Here’s how to freeze basil:

  1. Harvest at the right time: Pick basil before the weather gets too cool, ideally mid-morning when the natural oils are at their peak.
  2. Bag method: Place about 3 cups of basil leaves in a freezer bag and drizzle with a tablespoon of olive oil. The oil coats the leaves and prevents them from turning black in the freezer. Add another layer of basil, drizzle again, squeeze out excess air, and seal the bag. Lay it flat in the freezer. When you need basil, break off a chunk directly from the bag.
  3. Cube method: For ready-to-use portions, chop basil, mix with olive oil, and spoon into ice cube trays (or silicone molds). Freeze until solid, then pop the cubes into a labeled freezer bag. Each cube is a convenient portion for soups, sauces, and sautés.

Pro tip: Don’t worry if you don’t have traditional ice cube trays, silicone candy molds, or mini muffin tins work just as well.

By learning how to freeze basil, you’ll enjoy its garden-fresh flavor all winter long.

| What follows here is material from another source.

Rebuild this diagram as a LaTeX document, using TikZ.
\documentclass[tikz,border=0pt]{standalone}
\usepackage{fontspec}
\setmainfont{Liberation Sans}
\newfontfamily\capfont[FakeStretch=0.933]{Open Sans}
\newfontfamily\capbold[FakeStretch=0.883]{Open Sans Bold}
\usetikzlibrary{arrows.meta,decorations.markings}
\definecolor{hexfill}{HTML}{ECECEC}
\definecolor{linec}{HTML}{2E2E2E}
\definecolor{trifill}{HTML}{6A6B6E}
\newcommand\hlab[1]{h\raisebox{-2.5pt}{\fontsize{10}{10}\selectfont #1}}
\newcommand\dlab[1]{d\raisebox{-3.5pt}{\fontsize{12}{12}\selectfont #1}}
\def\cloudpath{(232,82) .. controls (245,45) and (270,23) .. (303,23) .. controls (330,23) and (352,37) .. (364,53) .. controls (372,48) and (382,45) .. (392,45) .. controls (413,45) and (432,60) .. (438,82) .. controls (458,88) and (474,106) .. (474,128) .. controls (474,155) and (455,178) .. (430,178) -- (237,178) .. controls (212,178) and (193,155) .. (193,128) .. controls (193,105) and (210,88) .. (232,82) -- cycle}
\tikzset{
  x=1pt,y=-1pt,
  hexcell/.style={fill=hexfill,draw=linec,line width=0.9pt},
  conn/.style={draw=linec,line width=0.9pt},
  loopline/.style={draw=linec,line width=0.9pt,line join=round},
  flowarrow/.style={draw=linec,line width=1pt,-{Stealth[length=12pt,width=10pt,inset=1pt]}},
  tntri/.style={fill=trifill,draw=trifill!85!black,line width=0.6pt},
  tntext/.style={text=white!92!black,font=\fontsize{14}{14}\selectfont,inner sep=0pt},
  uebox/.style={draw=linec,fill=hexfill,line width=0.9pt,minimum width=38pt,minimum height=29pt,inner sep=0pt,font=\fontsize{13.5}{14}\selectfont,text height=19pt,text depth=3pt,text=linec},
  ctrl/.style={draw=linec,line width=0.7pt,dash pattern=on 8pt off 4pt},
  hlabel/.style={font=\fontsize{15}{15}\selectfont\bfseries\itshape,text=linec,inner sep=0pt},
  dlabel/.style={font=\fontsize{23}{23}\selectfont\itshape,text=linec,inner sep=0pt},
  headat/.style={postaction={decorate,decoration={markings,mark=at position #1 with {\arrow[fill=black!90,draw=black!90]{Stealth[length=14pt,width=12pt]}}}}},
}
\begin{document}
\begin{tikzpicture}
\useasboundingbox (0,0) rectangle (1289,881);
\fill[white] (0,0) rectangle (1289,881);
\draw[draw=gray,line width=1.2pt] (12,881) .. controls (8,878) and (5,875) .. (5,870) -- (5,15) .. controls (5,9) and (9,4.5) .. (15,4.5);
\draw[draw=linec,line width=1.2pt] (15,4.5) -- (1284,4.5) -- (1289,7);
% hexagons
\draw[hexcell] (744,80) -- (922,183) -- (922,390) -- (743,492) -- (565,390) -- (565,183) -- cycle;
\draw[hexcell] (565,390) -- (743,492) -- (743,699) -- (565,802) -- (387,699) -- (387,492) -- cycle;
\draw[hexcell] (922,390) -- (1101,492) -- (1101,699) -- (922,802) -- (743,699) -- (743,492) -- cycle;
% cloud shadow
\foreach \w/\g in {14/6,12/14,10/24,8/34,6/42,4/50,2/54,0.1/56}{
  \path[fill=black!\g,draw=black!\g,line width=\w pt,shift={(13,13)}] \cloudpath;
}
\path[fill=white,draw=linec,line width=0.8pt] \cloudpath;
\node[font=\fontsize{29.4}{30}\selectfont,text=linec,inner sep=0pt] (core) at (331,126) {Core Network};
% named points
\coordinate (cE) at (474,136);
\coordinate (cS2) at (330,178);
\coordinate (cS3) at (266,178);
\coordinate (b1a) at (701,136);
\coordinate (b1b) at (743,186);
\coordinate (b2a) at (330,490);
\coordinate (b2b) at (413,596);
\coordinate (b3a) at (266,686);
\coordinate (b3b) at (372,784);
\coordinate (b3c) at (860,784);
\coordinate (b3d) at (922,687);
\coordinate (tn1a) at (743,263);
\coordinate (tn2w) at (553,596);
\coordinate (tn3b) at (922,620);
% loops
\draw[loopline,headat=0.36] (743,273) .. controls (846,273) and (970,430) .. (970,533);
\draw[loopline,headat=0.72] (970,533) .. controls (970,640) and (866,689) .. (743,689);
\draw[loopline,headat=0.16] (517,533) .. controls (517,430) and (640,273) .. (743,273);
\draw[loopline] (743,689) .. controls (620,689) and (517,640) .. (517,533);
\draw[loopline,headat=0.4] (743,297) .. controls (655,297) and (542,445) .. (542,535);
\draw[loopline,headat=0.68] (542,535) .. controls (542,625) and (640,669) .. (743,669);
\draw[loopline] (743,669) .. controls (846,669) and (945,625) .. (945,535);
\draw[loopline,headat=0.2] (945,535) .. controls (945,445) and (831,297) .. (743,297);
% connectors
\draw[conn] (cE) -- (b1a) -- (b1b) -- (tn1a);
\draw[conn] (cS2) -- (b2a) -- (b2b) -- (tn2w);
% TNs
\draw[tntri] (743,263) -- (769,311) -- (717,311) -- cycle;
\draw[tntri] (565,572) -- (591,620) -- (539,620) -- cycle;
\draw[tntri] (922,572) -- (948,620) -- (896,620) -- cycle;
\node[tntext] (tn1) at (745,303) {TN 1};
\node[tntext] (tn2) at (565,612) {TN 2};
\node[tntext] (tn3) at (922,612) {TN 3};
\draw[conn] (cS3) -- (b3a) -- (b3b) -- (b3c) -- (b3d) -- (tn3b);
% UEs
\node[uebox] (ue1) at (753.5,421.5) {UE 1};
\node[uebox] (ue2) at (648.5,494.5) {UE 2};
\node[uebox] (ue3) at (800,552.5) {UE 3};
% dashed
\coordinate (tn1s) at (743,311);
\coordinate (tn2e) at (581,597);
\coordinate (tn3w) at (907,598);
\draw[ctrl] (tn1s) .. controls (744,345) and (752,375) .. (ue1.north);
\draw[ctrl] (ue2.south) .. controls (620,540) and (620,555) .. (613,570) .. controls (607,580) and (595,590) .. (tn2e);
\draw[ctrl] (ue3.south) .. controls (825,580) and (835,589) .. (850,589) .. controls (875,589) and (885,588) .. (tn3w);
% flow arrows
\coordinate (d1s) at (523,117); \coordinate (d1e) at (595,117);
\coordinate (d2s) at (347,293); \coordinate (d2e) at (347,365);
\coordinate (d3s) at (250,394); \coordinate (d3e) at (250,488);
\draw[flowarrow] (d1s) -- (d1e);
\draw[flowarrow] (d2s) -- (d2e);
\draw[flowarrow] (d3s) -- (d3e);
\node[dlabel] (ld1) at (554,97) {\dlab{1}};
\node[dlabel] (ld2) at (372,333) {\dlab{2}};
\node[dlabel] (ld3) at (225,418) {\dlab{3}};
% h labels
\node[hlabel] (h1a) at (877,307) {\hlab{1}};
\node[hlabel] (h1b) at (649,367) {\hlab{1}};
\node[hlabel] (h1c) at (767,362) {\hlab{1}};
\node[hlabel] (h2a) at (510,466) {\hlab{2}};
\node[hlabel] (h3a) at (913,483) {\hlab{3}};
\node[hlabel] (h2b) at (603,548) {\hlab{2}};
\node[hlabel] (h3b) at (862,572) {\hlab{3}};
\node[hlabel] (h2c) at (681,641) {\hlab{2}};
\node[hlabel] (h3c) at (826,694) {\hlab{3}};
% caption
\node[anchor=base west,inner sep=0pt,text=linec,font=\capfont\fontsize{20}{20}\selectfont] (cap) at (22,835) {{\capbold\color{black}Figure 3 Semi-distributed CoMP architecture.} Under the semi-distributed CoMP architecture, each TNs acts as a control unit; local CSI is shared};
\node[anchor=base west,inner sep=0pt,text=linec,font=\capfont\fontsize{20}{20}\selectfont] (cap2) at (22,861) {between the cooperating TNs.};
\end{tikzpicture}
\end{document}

2. Dry Basil for a Pantry-Friendly Option

If you prefer shelf-stable storage, drying basil is a timeless method. While dried basil won’t have the same intensity as fresh or frozen, it’s still excellent in marinades, rubs, dressings, and tomato-based dishes.

To dry basil:

  1. Harvest and prep: Cut basil mid-morning, after dew has dried. Remove leaves from stems, rinse gently, and pat dry.
  2. Air-dry method: Gather small bunches of stems, tie with string or twist ties, and hang upside down in a warm, dry place with good air circulation. Within 1–2 weeks, the leaves should be crumbly. Strip them from the stems and store in an airtight container away from light.
  3. Oven or dehydrator method: For faster results, spread basil leaves on a baking sheet and dry them in the oven at the lowest possible temperature (usually 170°F or less) with the door slightly ajar. A food dehydrator provides the most consistent results.

Pro tip: Leave the basil leaves whole until you’re ready to use them. Crushing them prematurely releases essential oils, and the flavor fades more quickly.

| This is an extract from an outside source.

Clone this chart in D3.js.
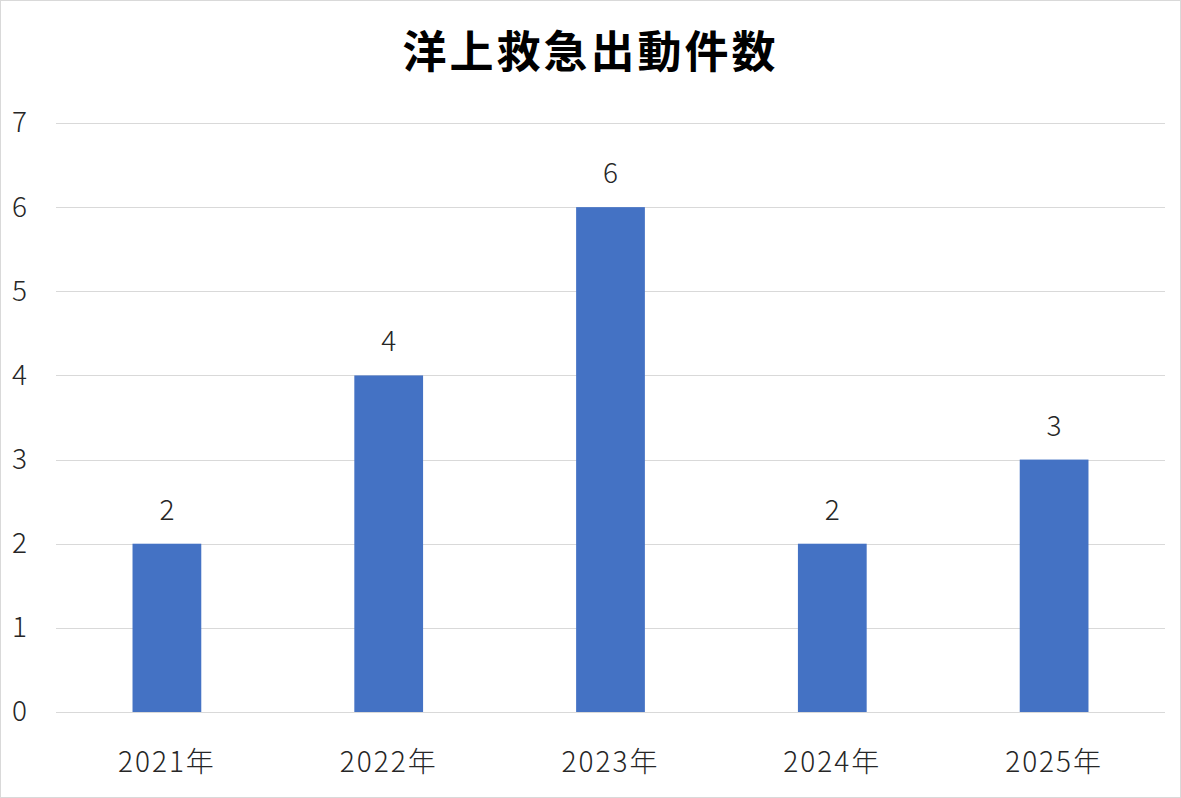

With this method, you’ll have a steady supply of dried basil for up to a year.

3. Grow Basil Indoors to Keep It Alive All Winter

If you love the idea of snipping fresh basil leaves in January, bring your plants indoors. With proper care, basil can thrive year-round in pots under grow lights.

  • Temperature matters: Basil begins to suffer when nighttime temperatures dip below 50°F. If you see black spots on the leaves, it’s a sign the plant is too cold.
  • Sunlight needs: Basil requires 6–8 hours of sunlight daily. A sunny south-facing window might work, but most gardeners succeed with supplemental lighting.
  • Grow light setup:
    • Fluorescent lamps: 2–4 inches above the plants
    • High-output or compact fluorescents: about 12 inches above
    • HID lights (metal halide or high-pressure sodium): 2–4 feet above, depending on wattage
    • Run lights for 14 hours per day for best results.
  • Soil and watering: Use a well-draining potting mix. Keep the soil evenly moist but not soggy. Basil is sensitive to overwatering indoors, so let the top inch of soil dry before watering again.
  • Maintenance: Pinch flower buds as soon as they appear. This keeps the plant focused on producing leaves, not seeds.

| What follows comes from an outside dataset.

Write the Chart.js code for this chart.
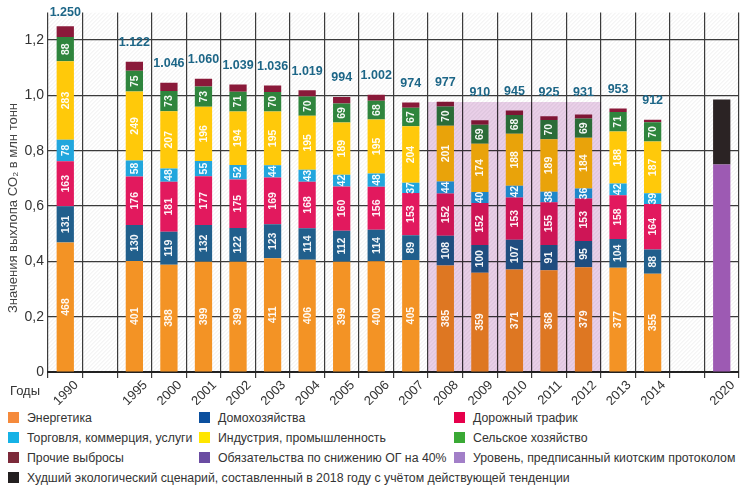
<!DOCTYPE html>
<html><head><meta charset="utf-8">
<script src="https://cdn.jsdelivr.net/npm/chart.js@4.4.1/dist/chart.umd.min.js"></script>
<style>
body{margin:0;background:#fff;width:750px;height:489px;overflow:hidden;font-family:"Liberation Sans",Arial,sans-serif;}
#wrap{position:absolute;left:0;top:0;width:750px;height:405px;}
.lg{position:absolute;font-size:12.3px;color:#333;white-space:nowrap;line-height:16px;}
.lg i{position:absolute;left:-19px;top:2px;width:11px;height:11px;}
</style></head><body>
<div id="wrap"><canvas id="c"></canvas></div>
<div id="legend"></div>
<script>
const years = ['1990','','1995','2000','2001','2002','2003','2004','2005','2006','2007','2008','2009','2010','2011','2012','2013','2014','','2020'];
const energy      = [468,null,401,388,399,399,411,406,399,400,405,385,359,371,368,379,377,355,null,null];
const households  = [131,null,130,119,132,122,123,114,112,114, 89,108,100,107, 91, 95,104, 88,null,null];
const traffic     = [163,null,176,181,177,175,169,168,160,156,153,152,152,153,155,153,158,164,null,null];
const commerce    = [ 78,null, 58, 48, 55, 52, 44, 43, 42, 48, 37, 44, 40, 42, 38, 36, 42, 39,null,null];
const industry    = [283,null,249,207,196,194,195,195,189,195,204,201,174,188,189,184,188,187,null,null];
const agriculture = [ 88,null, 75, 73, 73, 71, 70, 70, 69, 68, 67, 70, 69, 68, 70, 69, 71, 70,null,null];
const otherEm     = [ 39,null, 33, 30, 28, 26, 24, 23, 23, 21, 19, 17, 16, 16, 14, 15, 13,  9,null,null];
const totals      = [1250,null,1122,1046,1060,1039,1036,1019,994,1002,974,977,910,945,925,931,953,912,null,null];
const target40    = [null,null,null,null,null,null,null,null,null,null,null,null,null,null,null,null,null,null,null,750];
const worstCase   = [null,null,null,null,null,null,null,null,null,null,null,null,null,null,null,null,null,null,null,235];
const kyotoLevel  = [null,null,null,null,null,null,null,null,null,null,null,975,975,975,975,975,null,null,null,null];
const yTicks = [0,200,400,600,800,1000,1200];

const legendItems = [
  ['Энергетика','#f58a3c',27,418],
  ['Домохозяйства','#0b4f9e',218,418],
  ['Дорожный трафик','#e6004c',473,418],
  ['Торговля, коммерция, услуги','#16b2e6',27,438],
  ['Индустрия, промышленность','#ffe600',218,438],
  ['Сельское хозяйство','#3aa935',473,438],
  ['Прочие выбросы','#7c2a3a',27,458],
  ['Обязательства по снижению ОГ на 40%','#6a4ca2',218,458],
  ['Уровень, предписанный киотским протоколом','#a27fc8',473,458],
  ['Худший экологический сценарий, составленный в 2018 году с учётом действующей тенденции','#231f20',27,478]
];
const lg=document.getElementById('legend');
legendItems.forEach(([t,c,x,y])=>{
  const d=document.createElement('div');d.className='lg';
  d.style.left=x+'px';d.style.top=(y-8)+'px';
  d.innerHTML='<i style="background:'+c+'"></i>'+t;lg.appendChild(d);
});

const FONT='"Liberation Sans", Arial, sans-serif';
const segs = [
  {label:'Энергетика',data:energy,color:'#f39325'},
  {label:'Домохозяйства',data:households,color:'#215f8c'},
  {label:'Дорожный трафик',data:traffic,color:'#e2195e'},
  {label:'Торговля, коммерция, услуги',data:commerce,color:'#21a6dd'},
  {label:'Индустрия, промышленность',data:industry,color:'#ffc90a'},
  {label:'Сельское хозяйство',data:agriculture,color:'#2f853d'},
  {label:'Прочие выбросы',data:otherEm,color:'#8a1a3a'}
];
const common={barPercentage:0.5,categoryPercentage:1,grouped:false,order:1};
const datasets = segs.map(s=>Object.assign({label:s.label,data:s.data,backgroundColor:s.color},common));
datasets.push(Object.assign({label:'Обязательства по снижению ОГ на 40%',data:target40,backgroundColor:'#9d5ab3'},common));
datasets.push(Object.assign({label:'Худший экологический сценарий',data:worstCase,backgroundColor:'#2b2324'},common));
datasets.push({label:'kyoto',data:kyotoLevel,backgroundColor:'#e9cfe8',barPercentage:1,categoryPercentage:1,grouped:false,xAxisID:'x2',order:-1});
const KY=datasets.length-1;

const fmtTotal = v => v>=1000 ? Math.floor(v/1000)+'.'+String(v%1000).padStart(3,'0') : String(v);

const hatch = {
  id:'hatch',
  beforeDatasetsDraw(chart){
    const {ctx,chartArea:a}=chart;
    ctx.save();ctx.beginPath();ctx.rect(a.left,a.top,a.right-a.left,a.bottom-a.top);ctx.clip();
    ctx.strokeStyle='rgba(0,0,0,0.07)';ctx.lineWidth=1;
    const h=a.bottom-a.top;
    for(let x=a.left-h;x<a.right;x+=4){ctx.beginPath();ctx.moveTo(x,a.bottom);ctx.lineTo(x+h,a.top);ctx.stroke();}
    ctx.restore();
  },
  beforeDatasetDraw(chart,args){
    if(args.index===KY){chart.ctx.save();chart.ctx.globalCompositeOperation='multiply';}
  },
  afterDatasetDraw(chart,args){
    if(args.index===KY){chart.ctx.restore();}
  },
  afterDatasetsDraw(chart){
    const ctx=chart.ctx;
    ctx.save();
    ctx.textAlign='center';ctx.textBaseline='middle';
    for(let d=0;d<6;d++){
      const meta=chart.getDatasetMeta(d);
      meta.data.forEach((el,i)=>{
        const v=chart.data.datasets[d].data[i];
        if(v==null)return;
        ctx.save();
        ctx.translate(el.x,(el.y+el.base)/2);
        ctx.rotate(-Math.PI/2);
        ctx.fillStyle='rgba(255,255,255,0.95)';
        ctx.font='bold 10.5px '+FONT;
        ctx.fillText(String(v),0,0.5);
        ctx.restore();
      });
    }
    const top=chart.getDatasetMeta(6);
    const ky=chart.getDatasetMeta(KY);
    ctx.fillStyle='#1d6687';
    ctx.font='bold 12.5px '+FONT;
    top.data.forEach((el,i)=>{
      const v=totals[i]; if(v==null)return;
      let y=el.y-19;
      if(kyotoLevel[i]!=null) y=Math.min(y,ky.data[i].y-10);
      ctx.fillText(fmtTotal(v),el.x,Math.max(13,y));
    });
    const xs=chart.scales.x;
    ctx.fillStyle='#333';ctx.font='13px '+FONT;
    ctx.textAlign='right';ctx.textBaseline='middle';
    years.forEach((lab,i)=>{
      if(!lab)return;
      ctx.save();
      ctx.translate(xs.getPixelForValue(i)+11,383);
      ctx.rotate(-Math.PI/4);
      ctx.fillText(lab,0,0);
      ctx.restore();
    });
    ctx.textAlign='left';
    ctx.fillText('Годы',10,391);
    ctx.save();
    ctx.translate(13,208);ctx.rotate(-Math.PI/2);
    ctx.textAlign='center';ctx.fillStyle='#444';ctx.font='13px '+FONT;
    ctx.fillText('Значения выхлопа CO₂ в млн тонн',0,0);
    ctx.restore();
    ctx.restore();
  }
};

new Chart(document.getElementById('c'),{
  type:'bar',
  data:{labels:years,datasets},
  options:{
    responsive:true,maintainAspectRatio:false,animation:false,
    layout:{padding:{left:0,top:5,right:11,bottom:0}},
    plugins:{legend:{display:false},tooltip:{enabled:false}},
    scales:{
      x:{stacked:true,offset:true,
        grid:{offset:true,color:'#3c3c3c',lineWidth:1.2,tickLength:6},
        border:{color:'#222',width:2},
        ticks:{autoSkip:false,display:false},
        afterFit(s){s.height=33;}
      },
      x2:{display:false,offset:true,labels:years,grid:{offset:true}},
      y:{stacked:true,min:0,max:1300,
        afterBuildTicks(s){s.ticks=yTicks.map(v=>({value:v}));},
        grid:{color:'#3c3c3c',lineWidth:1.2,drawTicks:false},
        border:{display:false},
        ticks:{color:'#333',padding:4,font:{size:14,family:FONT},
          callback:v=>v===0?'0':(v/1000).toFixed(1).replace('.',',')},
        afterFit(s){s.width=48;}
      }
    }
  },
  plugins:[hatch]
});
</script>
</body></html>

By learning how to grow basil indoors, you’ll have fresh sprigs at your fingertips, even when snow is on the ground.

Bonus: Try Perennial Basil Varieties

Most basil types are annuals, but a few, like African Blue Basil, are perennials that can survive in warmer climates and make excellent indoor plants. Exploring different varieties, such as sweet Genovese, spicy Thai basil, or lemon basil, adds diversity to your cooking and resilience to your garden.

A Winter Without Basil? Not Anymore

There’s no reason to sit inside during the cold months dreaming about your next taste of basil. By freezing, drying, or growing basil indoors, you can enjoy this beloved herb all year long. Each method requires a little effort up front, but the reward is worth it: the flavor and aroma of summer at your fingertips, whenever you need it most.

So, whether you’re tossing frozen basil into a winter stew, sprinkling dried leaves into homemade marinara, or snipping fresh sprigs from your windowsill plant, basil doesn’t have to be a fleeting pleasure. With these secrets, it can be part of your kitchen every season.